Within the 1st week of June 2012, after the Istanbul II Conference, President Sharif met with Somalia’s traditional elders who represent all clans to take the lead by engaging their counterparts in the North to rekindle the negotiation process. Counting on their collective wisdom, he offered them a carte blanche of accepting their collective decision “We need you to take constructive role in jump-starting a dialogue between the transitional federal government (TFG) and Somaliland. We will welcome all your recommendations,” he said. This looks like a wise first step.
Behind the scenes, some pragmatic political elites, traditional leaders, and intellectuals are already expressing grave concerns about the strategic clan-based threats encircling the Isaqs that could have a long-term bloody ramification. And this indeed requires a sober thinking and sound compromise.

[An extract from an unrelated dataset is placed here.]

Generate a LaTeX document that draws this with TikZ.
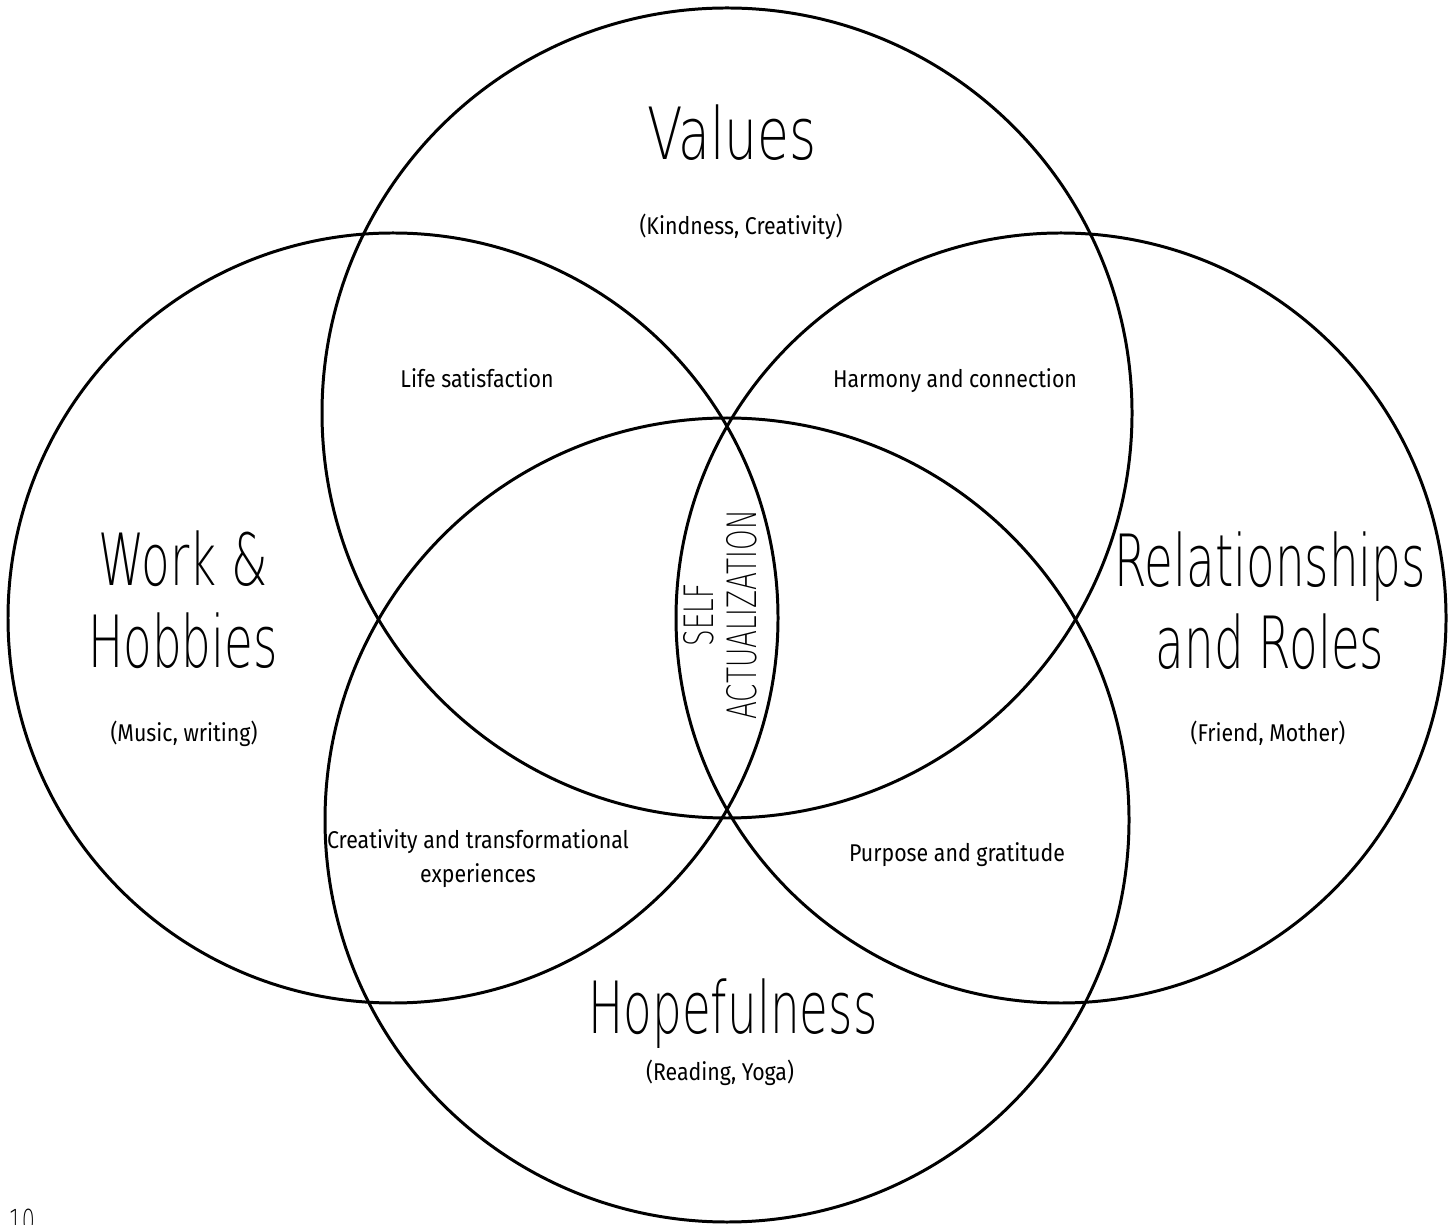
\documentclass[tikz,border=0pt]{standalone}
\usepackage{fontspec}
\setmainfont{Fira Sans}[FakeStretch=0.88]
\newfontfamily\thinfont{DejaVu Sans}[UprightFont=* ExtraLight, FakeStretch=0.65]
\begin{document}
\begin{tikzpicture}[
		ring/.style={draw=black, line width=0.85pt, circle, inner sep=0pt},
		title/.style={font=\thinfont\fontsize{20.5}{23.3}\selectfont, align=center, inner sep=0pt},
		note/.style={font=\fontsize{6.9}{9.4}\selectfont, align=center, inner sep=0pt}
	]
		\useasboundingbox (0.00,0.00) rectangle (14.53,12.24);
		% the four circles
		\node[ring, minimum size=8.10cm] (values) at (7.27,8.11) {};
		\node[ring, minimum size=8.04cm] (hope) at (7.27,4.04) {};
		\node[ring, minimum size=7.70cm] (work) at (3.93,6.06) {};
		\node[ring, minimum size=7.70cm] (roles) at (10.61,6.06) {};
		% titles
		\node[title, anchor=base] (valuestitle) at (7.32,10.64) {\addfontfeature{FakeStretch=0.72}Values};
		\node[note, anchor=base] (valuesnote) at (7.41,9.89) {(Kindness, Creativity)};
		\node[title] (worktitle) at (1.83,6.24) {Work \&\\Hobbies};
		\node[note, anchor=base] (worknote) at (1.84,4.82) {(Music, writing)};
		\node[title] (rolestitle) at (12.70,6.23) {Relationships\\and Roles};
		\node[note, anchor=base] (rolesnote) at (12.68,4.82) {(Friend, Mother)};
		\node[title, anchor=base] (hopetitle) at (7.33,1.91) {Hopefulness};
		\node[note, anchor=base] (hopenote) at (7.20,1.44) {(Reading, Yoga)};
		% overlaps
		\node[note, anchor=base] (life) at (4.77,8.36) {Life satisfaction};
		\node[note, anchor=base] (harmony) at (9.55,8.36) {Harmony and connection};
		\node[note, anchor=base] (creativity) at (4.78,3.42) {Creativity and transformational\\experiences};
		\node[note, anchor=base] (purpose) at (9.57,3.63) {Purpose and gratitude};
		\node[font=\thinfont\fontsize{11.5}{12.2}\selectfont, align=center, inner sep=0pt, rotate=90] (self) at (7.20,6.09) {SELF\\ACTUALIZATION};
		% page number
		\node[font=\thinfont\fontsize{9}{9}\selectfont, anchor=north west, inner sep=0pt] (page) at (0.08,0.16) {10};
	\end{tikzpicture}
\end{document}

The political landscape of that region is painted with clan sensitivities that can only be neutralized by a sense of unity, which only an effectively functioning and a just state could guarantee. The nature of that future state could and should be negotiated.

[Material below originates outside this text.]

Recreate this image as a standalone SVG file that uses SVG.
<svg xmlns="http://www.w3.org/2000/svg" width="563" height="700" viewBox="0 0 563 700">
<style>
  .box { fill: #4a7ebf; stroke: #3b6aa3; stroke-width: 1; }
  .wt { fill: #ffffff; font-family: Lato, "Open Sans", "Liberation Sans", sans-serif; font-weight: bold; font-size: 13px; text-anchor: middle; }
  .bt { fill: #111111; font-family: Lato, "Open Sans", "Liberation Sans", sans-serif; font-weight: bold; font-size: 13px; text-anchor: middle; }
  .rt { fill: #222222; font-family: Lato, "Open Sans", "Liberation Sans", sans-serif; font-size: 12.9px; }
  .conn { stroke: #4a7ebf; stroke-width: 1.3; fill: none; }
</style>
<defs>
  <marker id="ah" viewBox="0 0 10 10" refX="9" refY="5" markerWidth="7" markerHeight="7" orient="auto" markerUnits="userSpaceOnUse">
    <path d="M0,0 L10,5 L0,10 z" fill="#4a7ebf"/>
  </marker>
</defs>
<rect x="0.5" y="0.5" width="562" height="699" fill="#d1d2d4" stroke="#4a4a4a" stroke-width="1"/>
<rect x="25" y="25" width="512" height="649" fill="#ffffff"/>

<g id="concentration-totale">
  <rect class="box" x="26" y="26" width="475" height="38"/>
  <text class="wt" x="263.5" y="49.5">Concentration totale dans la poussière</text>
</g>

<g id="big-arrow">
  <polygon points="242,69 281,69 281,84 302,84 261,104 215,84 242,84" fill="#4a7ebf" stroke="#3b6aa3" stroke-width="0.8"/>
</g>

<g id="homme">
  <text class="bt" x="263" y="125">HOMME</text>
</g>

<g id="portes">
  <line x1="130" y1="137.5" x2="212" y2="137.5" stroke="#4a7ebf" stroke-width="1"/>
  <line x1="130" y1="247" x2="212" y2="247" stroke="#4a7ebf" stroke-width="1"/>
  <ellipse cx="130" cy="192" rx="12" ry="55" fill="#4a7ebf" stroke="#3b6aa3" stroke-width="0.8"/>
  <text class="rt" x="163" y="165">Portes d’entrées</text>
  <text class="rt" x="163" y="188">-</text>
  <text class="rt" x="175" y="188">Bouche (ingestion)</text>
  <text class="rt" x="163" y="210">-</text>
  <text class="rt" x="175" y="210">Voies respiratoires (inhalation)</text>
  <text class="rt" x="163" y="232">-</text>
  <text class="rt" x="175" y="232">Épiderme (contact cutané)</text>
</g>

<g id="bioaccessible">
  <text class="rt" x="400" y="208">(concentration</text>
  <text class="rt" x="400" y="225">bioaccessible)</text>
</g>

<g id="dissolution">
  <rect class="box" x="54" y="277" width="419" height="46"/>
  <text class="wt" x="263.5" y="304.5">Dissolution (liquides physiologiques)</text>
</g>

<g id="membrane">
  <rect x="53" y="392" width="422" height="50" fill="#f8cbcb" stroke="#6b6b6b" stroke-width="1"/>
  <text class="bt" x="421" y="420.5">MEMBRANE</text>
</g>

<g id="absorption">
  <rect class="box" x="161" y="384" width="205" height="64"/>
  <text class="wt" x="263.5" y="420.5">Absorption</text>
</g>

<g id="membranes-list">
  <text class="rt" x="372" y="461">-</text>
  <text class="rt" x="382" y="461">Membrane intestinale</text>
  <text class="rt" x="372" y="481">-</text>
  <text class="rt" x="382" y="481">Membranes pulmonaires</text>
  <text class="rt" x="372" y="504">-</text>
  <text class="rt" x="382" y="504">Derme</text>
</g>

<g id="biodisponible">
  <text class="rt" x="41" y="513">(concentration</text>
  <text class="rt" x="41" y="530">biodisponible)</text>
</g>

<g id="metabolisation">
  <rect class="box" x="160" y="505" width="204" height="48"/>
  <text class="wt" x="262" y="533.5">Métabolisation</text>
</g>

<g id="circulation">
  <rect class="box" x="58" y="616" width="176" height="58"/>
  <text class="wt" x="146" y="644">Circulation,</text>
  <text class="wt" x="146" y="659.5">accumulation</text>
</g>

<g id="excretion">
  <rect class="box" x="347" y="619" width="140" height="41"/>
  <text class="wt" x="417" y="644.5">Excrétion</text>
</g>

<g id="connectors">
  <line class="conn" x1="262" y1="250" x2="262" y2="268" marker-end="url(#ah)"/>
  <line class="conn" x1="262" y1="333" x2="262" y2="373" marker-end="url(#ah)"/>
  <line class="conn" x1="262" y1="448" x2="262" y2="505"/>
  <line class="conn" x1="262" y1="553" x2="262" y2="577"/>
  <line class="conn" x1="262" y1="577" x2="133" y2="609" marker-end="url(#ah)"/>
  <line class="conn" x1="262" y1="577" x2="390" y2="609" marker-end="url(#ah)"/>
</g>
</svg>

We still have the potential to rise from the ashes and become a competently functioning if not a greater, more just nation. Used wisely, we have a number of the elements that national powers are built on, strategic location, natural resources and a resilient and resourceful population. Through the latter, we can reconcile our differences, confluence our collective interests, craft our national vision, negotiate the right social contract, build the right institutions, recruit the right technocrats, and cultivate the right leadership to sustain our progress and holistically reform our society. It is entirely up to us.
Throughout history, it was men and women of vision coupled with some courage who changed the course of history. The leadership of Somaliland has the opportunity to change the course of history and spearhead a better future for all Somalis.